Exercise requirements
Reproduce the material word for word; the images stay out.
----------------
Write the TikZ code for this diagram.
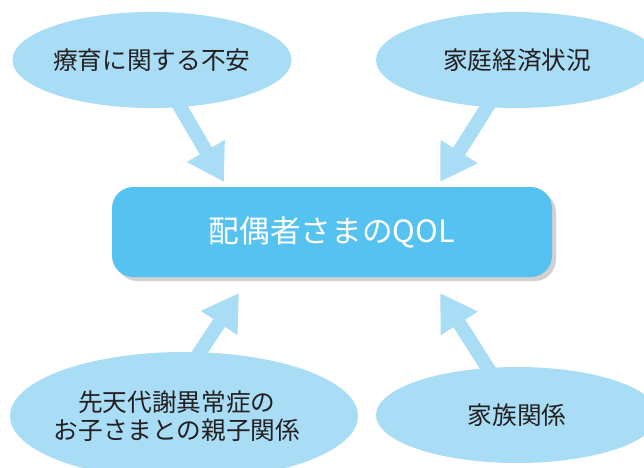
\documentclass[tikz,border=0pt]{standalone}
\usepackage{fontspec}
\setmainfont{Noto Sans CJK JP}
\usetikzlibrary{arrows.meta,shapes.geometric,shadows}
\definecolor{mainblue}{HTML}{56C2F0}
\definecolor{lightblue}{HTML}{A9DDF6}
\definecolor{txtdark}{HTML}{231F20}
\tikzset{
  bubble/.style={ellipse, fill=lightblue, inner sep=0pt, text=txtdark,
    font=\fontsize{18.5pt}{21pt}\selectfont, align=center},
  mainbox/.style={rectangle, rounded corners=16pt, fill=mainblue, text=white,
    minimum width=330pt, minimum height=67.5pt,
    font=\fontsize{23pt}{27pt}\selectfont,
    drop shadow={shadow xshift=3pt, shadow yshift=-3pt, fill=black!40, opacity=0.45}},
  bigarrow/.style={draw=lightblue, line width=10.5pt,
    -{Triangle[length=27pt,width=31pt]}}
}
\begin{document}
\begin{tikzpicture}[x=0.75pt,y=-0.75pt]
\useasboundingbox (0,0) rectangle (644,468);
\clip (0,0) rectangle (644,468);
% start (inside bubbles) and tip coordinates
\coordinate (s1) at (172,93);
\coordinate (t1) at (224,182);
\coordinate (s2) at (496,93);
\coordinate (t2) at (440,182);
\coordinate (s3) at (190,367);
\coordinate (t3) at (239,293);
\coordinate (s4) at (496,381);
\coordinate (t4) at (440,293);
% arrows
\draw[bigarrow] (s1) -- (t1);
\draw[bigarrow] (s2) -- (t2);
\draw[bigarrow] (s3) -- (t3);
\draw[bigarrow] (s4) -- (t4);
% bubbles
\node[bubble, minimum width=204pt, minimum height=72pt] (e1) at (152,60) {療育に関する不安};
\node[bubble, minimum width=211.5pt, minimum height=72pt] (e2) at (517,60) {家庭経済状況};
\node[bubble, minimum width=261pt, minimum height=96pt] (e3) at (184,416) {};
\node[font=\fontsize{18.5pt}{21pt}\selectfont, text=txtdark, align=center] (e3t) at (177,416) {先天代謝異常症の\\お子さまとの親子関係};
\node[bubble, minimum width=211.5pt, minimum height=72pt] (e4) at (517,415) {家族関係};
% main box
\node[mainbox] (m) at (332,232) {配偶者さまのQOL};
\end{tikzpicture}
\end{document}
----------------
Final answer
Write the TikZ code for this diagram.
\documentclass[tikz,border=0pt]{standalone}
\usepackage{fontspec}
\setmainfont{Noto Sans CJK JP}
\usetikzlibrary{arrows.meta,shapes.geometric,shadows}
\definecolor{mainblue}{HTML}{56C2F0}
\definecolor{lightblue}{HTML}{A9DDF6}
\definecolor{txtdark}{HTML}{231F20}
\tikzset{
  bubble/.style={ellipse, fill=lightblue, inner sep=0pt, text=txtdark,
    font=\fontsize{18.5pt}{21pt}\selectfont, align=center},
  mainbox/.style={rectangle, rounded corners=16pt, fill=mainblue, text=white,
    minimum width=330pt, minimum height=67.5pt,
    font=\fontsize{23pt}{27pt}\selectfont,
    drop shadow={shadow xshift=3pt, shadow yshift=-3pt, fill=black!40, opacity=0.45}},
  bigarrow/.style={draw=lightblue, line width=10.5pt,
    -{Triangle[length=27pt,width=31pt]}}
}
\begin{document}
\begin{tikzpicture}[x=0.75pt,y=-0.75pt]
\useasboundingbox (0,0) rectangle (644,468);
\clip (0,0) rectangle (644,468);
% start (inside bubbles) and tip coordinates
\coordinate (s1) at (172,93);
\coordinate (t1) at (224,182);
\coordinate (s2) at (496,93);
\coordinate (t2) at (440,182);
\coordinate (s3) at (190,367);
\coordinate (t3) at (239,293);
\coordinate (s4) at (496,381);
\coordinate (t4) at (440,293);
% arrows
\draw[bigarrow] (s1) -- (t1);
\draw[bigarrow] (s2) -- (t2);
\draw[bigarrow] (s3) -- (t3);
\draw[bigarrow] (s4) -- (t4);
% bubbles
\node[bubble, minimum width=204pt, minimum height=72pt] (e1) at (152,60) {療育に関する不安};
\node[bubble, minimum width=211.5pt, minimum height=72pt] (e2) at (517,60) {家庭経済状況};
\node[bubble, minimum width=261pt, minimum height=96pt] (e3) at (184,416) {};
\node[font=\fontsize{18.5pt}{21pt}\selectfont, text=txtdark, align=center] (e3t) at (177,416) {先天代謝異常症の\\お子さまとの親子関係};
\node[bubble, minimum width=211.5pt, minimum height=72pt] (e4) at (517,415) {家族関係};
% main box
\node[mainbox] (m) at (332,232) {配偶者さまのQOL};
\end{tikzpicture}
\end{document}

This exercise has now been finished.